Postprandial hypoglycemia is a type of hypoglycemia classified according to its timing. Here’s more on its causes, symptoms, and treatment options.
Postprandial hypoglycemia (also called reactive hypoglycemia), literally means low blood sugar after eating a meal. Normally, after eating, the blood sugar rises. But in this disorder, the blood sugar level is decreased to an abnormal level, wherein, the blood is deprived of its primary energy constituent, which is glucose. Reactive hypoglycemia is diagnosed through a postprandial glucose test, which is done two to four hours after a meal. Normal blood sugar level taken through the postprandial test ranges anywhere between 70-140 mg/dL (milligrams/deciliter). When this blood sugar reading comes below 70 mg/dL, it is a cause for worry. But if it comes below 55 mg/dL, then it is surely a case of postprandial hypoglycemia.
The hormone insulin secreted by the beta-cells of the pancreas is responsible for the passage of glucose across plasma membranes to the body cells. In lay terms, insulin helps in breaking down and lowering glucose levels. On the other hand, glucagon is a hormone secreted by the pancreas to help raise blood glucose levels. In the case of reactive hypoglycemia, either there is excessive insulin production which minimizes the blood glucose level, or glucagon production is affected, thereby ceasing to produce enough glucose to keep the blood sugar level normal. It occurs due to the following causes.
- Patients who have recently undergone gastric bypass surgery are mostly prone to postprandial hypoglycemia, as food tends to pass very quickly through the digestive system.
- Fasting before a meal. And if the glucose requirement may be huge to bring blood sugar level to normal, one meal may not satisfy the required glucose levels.
- Due to stress, a hormone called epinephrine (commonly known as adrenalin) is released, which triggers glucose production; but the person may be sensitive to epinephrine, causing decreased glucose production.
- Excessive medication in diabetic patients increasing the insulin effect in blood.
- Enzyme deficiency, particularly amylase deficiency, which helps digest carbohydrates and produce glucose.
- Liver diseases like hepatitis can prevent the liver from releasing glucose when required, or kidney diseases can also prevent the medication containing insulin from being thrown out, thus resulting in low blood sugar levels.
The symptoms do not differ much from the symptoms of routine hypoglycemia. It’s just that it is unusual to have low blood sugar after a meal. So, if you see any of the following symptoms after a meal, then make sure you call a doctor immediately, or take the necessary glucose dose.

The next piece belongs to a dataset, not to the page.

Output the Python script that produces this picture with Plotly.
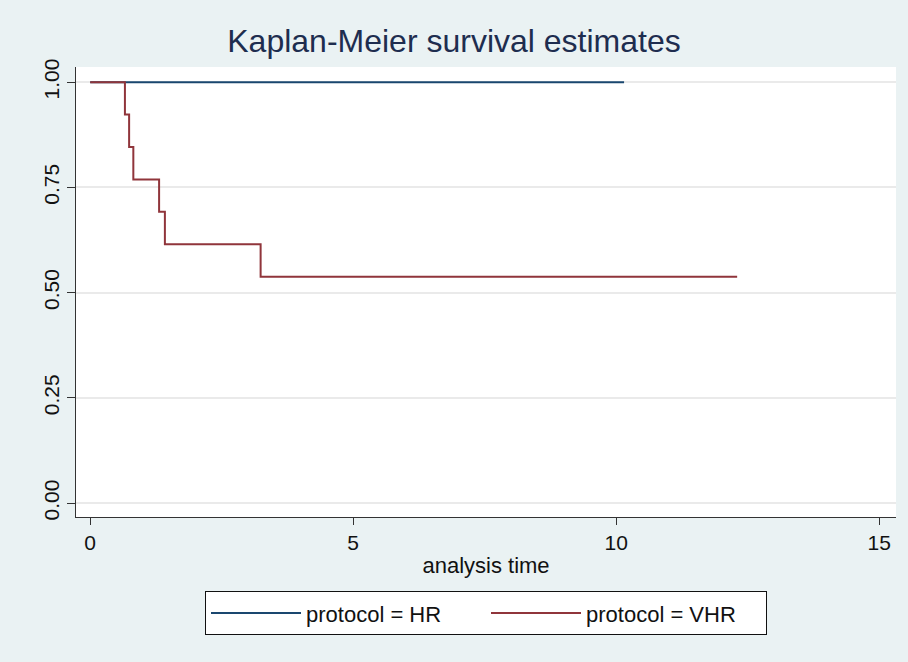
import plotly.graph_objects as go

# Data
hr_time = [0, 10.15]
hr_surv = [1.0, 1.0]
vhr_time = [0, 0.66, 0.74, 0.82, 1.31, 1.42, 3.24, 12.3]
vhr_surv = [1.0, 0.923, 0.846, 0.769, 0.692, 0.615, 0.538, 0.538]
x_ticks = [0, 5, 10, 15]
y_ticks = [0.0, 0.25, 0.5, 0.75, 1.0]
y_ticklabels = ["0.00", "0.25", "0.50", "0.75", "1.00"]

FONT = "Liberation Sans, Arial, sans-serif"

fig = go.Figure()
fig.add_trace(go.Scatter(x=hr_time, y=hr_surv, mode="lines", line_shape="hv",
                         line=dict(color="#1a476f", width=2), name="protocol = HR"))
fig.add_trace(go.Scatter(x=vhr_time, y=vhr_surv, mode="lines", line_shape="hv",
                         line=dict(color="#90353b", width=2), name="protocol = VHR"))

fig.update_layout(
    width=908, height=662,
    paper_bgcolor="#eaf2f3", plot_bgcolor="white",
    margin=dict(l=76, r=12, t=67, b=145),
    font=dict(family=FONT, size=20, color="#111111"),
    title=dict(text="Kaplan-Meier survival estimates", x=0.5, xanchor="center",
               y=1 - 41 / 662, yanchor="middle",
               font=dict(family=FONT, size=32, color="#1e2d4f")),
    showlegend=True,
    legend=dict(orientation="h", x=0.5, xanchor="center",
                y=-0.165, yanchor="top",
                bgcolor="white", bordercolor="#111111", borderwidth=1,
                font=dict(family=FONT, size=22, color="#111111"),
                itemwidth=90, entrywidth=175, entrywidthmode="pixels"),
)
fig.update_xaxes(range=[-0.27, 15.32], tickvals=x_ticks, ticks="outside", ticklen=7,
                 tickcolor="#333333", showline=True, linecolor="#333333", linewidth=1,
                 showgrid=False, zeroline=False,
                 title=dict(text="analysis time", standoff=4, font=dict(size=22)),
                 tickfont=dict(size=21))
fig.update_yaxes(range=[-0.033, 1.036], tickvals=y_ticks, ticktext=y_ticklabels,
                 tickangle=-90, ticks="outside", ticklen=8, tickcolor="#333333",
                 showline=True, linecolor="#333333", linewidth=1,
                 showgrid=True, gridcolor="#eaeaea", gridwidth=1.5, zeroline=False,
                 tickfont=dict(size=21))

fig.write_html("out.html")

- Hunger coupled with increased appetite
- Excessive heartbeat
- Cold skin
- Tingling of lips and fingertips
- Dizziness and drowsiness
- Trembling accompanied with difficulty in body movements
- Double or blurred vision
- Slurred speech
- Mood swings
- Seizures with low body temperature
- If not treated immediately, a person may even slip into coma with life under threat
Given the wide consequences, it is advised that one should take necessary precautions to prevent it. Especially individuals with any diabetic history or those who have undergone any kind of surgery relating to the digestive system. In an emergency, for immediate relief from the above symptoms, eat or drink something providing you with an immediate supply of sugar. Something like soda, orange juice, sugar cubes or candy comes in handy. Otherwise, a special diet needs to be followed along with regular exercise. While undergoing reactive hypoglycemia treatment, it’s imperative that you eat snacks or have small meals every 3 hours, so that the glucose concentration in the blood doesn’t drop. Reactive hypoglycemia diet should contain lots of protein and fiber-rich foods like fish, meat, whole grain, fruits, vegetables and dairy products. You should particularly avoid starch-rich food like potatoes, corn, white rice, and try to stay away as far as possible from caffeine, alcohol, etc. Foods with low to medium glycemic index should be consumed, while avoiding foods with high glycemic index.
As clichéd as it may sound, proper diet and exercise are the perfect treatment and preventive mechanisms, not just postprandial hypoglycemia, but also for a host of other diseases. As important as it is to have sugar (read sweetness) in our life, it’s more significant to maintain normal sugar levels in our blood postprandial.
Disclaimer: This HealthHearty article is for informative purposes only, and should not be replaced for the advice of a medical professional.